Harper and her twin sister, Gabriella, were high-risk patients when they were born prematurely in Alliance, Nebraska, so doctors transferred them to the Rocky Mountain Hospital for Children, where Harper’s esophageal atresia was discovered. In her case, her esophagus and stomach did not connect.
Dr. Steven Rothenberg, chief of pediatric surgery, told KTLA, “I believe Harper is the smallest baby ever to be born, with this pure Esophageal Atresia, to survive.”
Doctors used magnets to repair Harper’s esophagus. And according to Rocky Mountain Hospital, she’s the first baby to undergo the surgery weighing less than a pound. “The gap was so great, it was hard to get the two ends together,” Rothenberg said, adding that the procedure worked “extremely well.”
Esophageal atresia is not often diagnosed prenatally, so children with it are not often targeted for abortion. However, one of the most notorious cases of esophageal atresia ended in tragedy.
Down Syndrome Prenatal Testing reports that in 1982 a baby in Bloomington, Indiana, was born with esophageal atresia and Down syndrome. Though even then, esophageal atresia could be relatively easily fixed, the doctor told the parents they should just let their baby die.

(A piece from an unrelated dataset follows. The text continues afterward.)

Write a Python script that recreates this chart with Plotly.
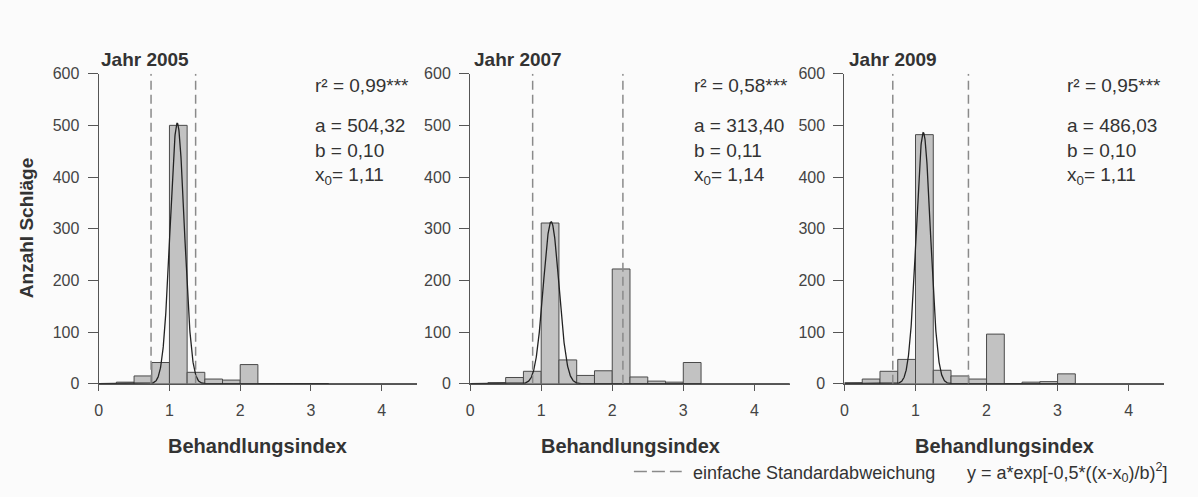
import numpy as np
import plotly.graph_objects as go

# Histogram bins (left edges, width 0.25) of the treatment index
bin_left = [0.0, 0.25, 0.5, 0.75, 1.0, 1.25, 1.5, 1.75, 2.0, 2.25, 2.5, 2.75, 3.0]
bin_width = 0.25

years = ["Jahr 2005", "Jahr 2007", "Jahr 2009"]
counts_2005 = [0, 3, 15, 41, 500, 22, 9, 7, 37, 0, 0, 0, 0]
counts_2007 = [0, 2, 12, 24, 311, 46, 16, 25, 222, 13, 5, 3, 41]
counts_2009 = [2, 9, 24, 47, 482, 26, 15, 9, 96, 0, 3, 4, 19]
counts = [counts_2005, counts_2007, counts_2009]

# Gaussian fit parameters y = a*exp(-0.5*((x-x0)/b)^2)
fit_a = [504.32, 313.40, 486.03]
fit_b = [0.10, 0.11, 0.10]
fit_x0 = [1.11, 1.14, 1.11]
fit_r2 = ["0,99", "0,58", "0,95"]

# one standard deviation limits (dashed lines)
sd_low = [0.74, 0.88, 0.68]
sd_high = [1.37, 2.15, 1.745]

x_ticks = [0, 1, 2, 3, 4]
y_ticks = [0, 100, 200, 300, 400, 500, 600]

W, H = 1198, 497
FONT = "Liberation Sans, Arial, Helvetica, sans-serif"
TXT = "#333333"
AX = "#555555"

x_domains = [(95, 414.5), (467.7, 788.5), (843.3, 1164.0)]
y_dom = [(497 - 389) / H, (497 - 68) / H]


def fmt(v):
    return f"{v:.2f}".replace(".", ",")


def py(pix):
    """paper y fraction for a pixel row measured from the top"""
    return (H - pix) / H


fig = go.Figure()
xgrid = np.linspace(0, 4.5, 1801)

annotations = []
shapes = []

for i in range(3):
    sfx = "" if i == 0 else str(i + 1)
    xa, ya = "x" + sfx, "y" + sfx
    centers = [l + bin_width / 2 for l in bin_left]
    fig.add_trace(go.Bar(
        x=centers, y=counts[i], width=[bin_width] * len(centers),
        marker=dict(color="#c2c2c2", line=dict(color="#4a4a4a", width=1)),
        xaxis=xa, yaxis=ya, showlegend=False, hoverinfo="x+y",
    ))
    yfit = fit_a[i] * np.exp(-0.5 * ((xgrid - fit_x0[i]) / fit_b[i]) ** 2)
    fig.add_trace(go.Scatter(
        x=xgrid, y=yfit, mode="lines", line=dict(color="#222222", width=1.3),
        xaxis=xa, yaxis=ya, showlegend=False, hoverinfo="skip",
    ))
    for xv in (sd_low[i], sd_high[i]):
        shapes.append(dict(type="line", xref=xa, yref=ya, x0=xv, x1=xv, y0=0, y1=600,
                           line=dict(color="#8a8a8a", width=1.5, dash="9px,5px")))

    d0, d1 = x_domains[i]
    axis_common = dict(showgrid=False, zeroline=False, showline=True, linecolor=AX,
                       linewidth=1.3, ticks="outside", tickcolor=AX, tickwidth=1.3,
                       tickfont=dict(family=FONT, size=16, color="#444444"))
    fig.update_layout(**{
        "xaxis" + sfx: dict(domain=[d0 / W, d1 / W], range=[0, 4.5], tickvals=x_ticks,
                            ticklen=6, ticklabelstandoff=6, anchor=ya, fixedrange=True,
                            **axis_common),
        "yaxis" + sfx: dict(domain=y_dom, range=[0, 600], tickvals=y_ticks,
                            ticklen=10, ticklabelstandoff=5, anchor=xa, fixedrange=True,
                            **axis_common),
    })

    # panel title above the plot area
    x_title = [0.0, 0.02, 0.03][i]
    annotations.append(dict(xref=xa, yref="paper", x=x_title, y=py(53), xanchor="left",
                            yanchor="middle", text="<b>" + years[i] + "</b>", showarrow=False,
                            font=dict(family=FONT, size=19, color=TXT)))
    # fit statistics
    x_stat = [3.03, 3.12, 3.11][i]
    stat_lines = [(578, "r² = " + fit_r2[i] + "***"),
                  (500, "a = " + fmt(fit_a[i])),
                  (451, "b = " + fmt(fit_b[i])),
                  (402, "x<sub>0</sub>= " + fmt(fit_x0[i]))]
    for yv, t in stat_lines:
        annotations.append(dict(xref=xa, yref=ya, x=x_stat, y=yv, xanchor="left", yanchor="middle",
                                text=t, showarrow=False,
                                font=dict(family=FONT, size=19, color=TXT)))
    # x axis title
    annotations.append(dict(xref=xa + " domain", yref="paper", x=0.5, y=py(453),
                            xanchor="center", yanchor="middle",
                            text="<b>Behandlungsindex</b>", showarrow=False,
                            font=dict(family=FONT, size=20, color=TXT)))

# y axis title
annotations.append(dict(xref="paper", yref="paper", x=22 / W, y=py(228),
                        xanchor="center", yanchor="middle", textangle=-90,
                        text="<b>Anzahl Schläge</b>", showarrow=False,
                        font=dict(family=FONT, size=19, color=TXT)))

# legend row
shapes.append(dict(type="line", xref="paper", yref="paper", x0=632 / W, x1=680 / W,
                   y0=py(480), y1=py(480),
                   line=dict(color="#8a8a8a", width=1.5, dash="13px,5px")))
annotations.append(dict(xref="paper", yref="paper", x=689 / W, y=py(481),
                        xanchor="left", yanchor="middle", text="einfache Standardabweichung",
                        showarrow=False, font=dict(family=FONT, size=18, color=TXT)))
annotations.append(dict(xref="paper", yref="paper", x=964 / W, y=py(481),
                        xanchor="left", yanchor="middle",
                        text="y = a*exp[-0,5*((x-x<sub>0</sub>)/b)<sup>2</sup>]",
                        showarrow=False, font=dict(family=FONT, size=18, color=TXT)))

fig.update_layout(
    width=W, height=H, margin=dict(l=0, r=0, t=0, b=0),
    paper_bgcolor="#fbfbfb", plot_bgcolor="rgba(0,0,0,0)",
    annotations=annotations, shapes=shapes, barmode="overlay",
    font=dict(family=FONT, color=TXT),
)

# page without body margin or scrollbars so the figure fills the window exactly
page_css = ("document.documentElement.style.margin='0';"
            "document.body.style.margin='0';"
            "document.body.style.overflow='hidden';")
fig.write_html("out.html", config={"displayModeBar": False}, post_script=page_css)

The baby, named Baby Doe, was given a death sentence purely due to the ableism of his doctor, Walter Owens. Even if the surgery was successful, Owens argued “[t]hat it would still be a mongoloid, a Down’s syndrome child with all the problems that even the best of them have.” He added his belief “that there are things that are worse than having a child die. And one of them is that it might live.” With his parents’ permission and approval, Baby Doe was abandoned and left to slowly starve. The cause of death was chemical pneumonia, due to the regurgitation of his own stomach acid.
Thankfully, neither of the Jacobo twins had to fear such an awful fate.
Gabriella was able to go home months before Harper was, but Harper spent a year in the hospital. It’s something parents Kayla Hatch and Victor Jacobo will never forget. “To see them breathing, kicking … it’s just truly awesome. We just can’t thank everyone enough for being there and helping us through these trying times,” Jacobo said, with Hatch adding, “For the rest of my life, I’m going to be thanking them.”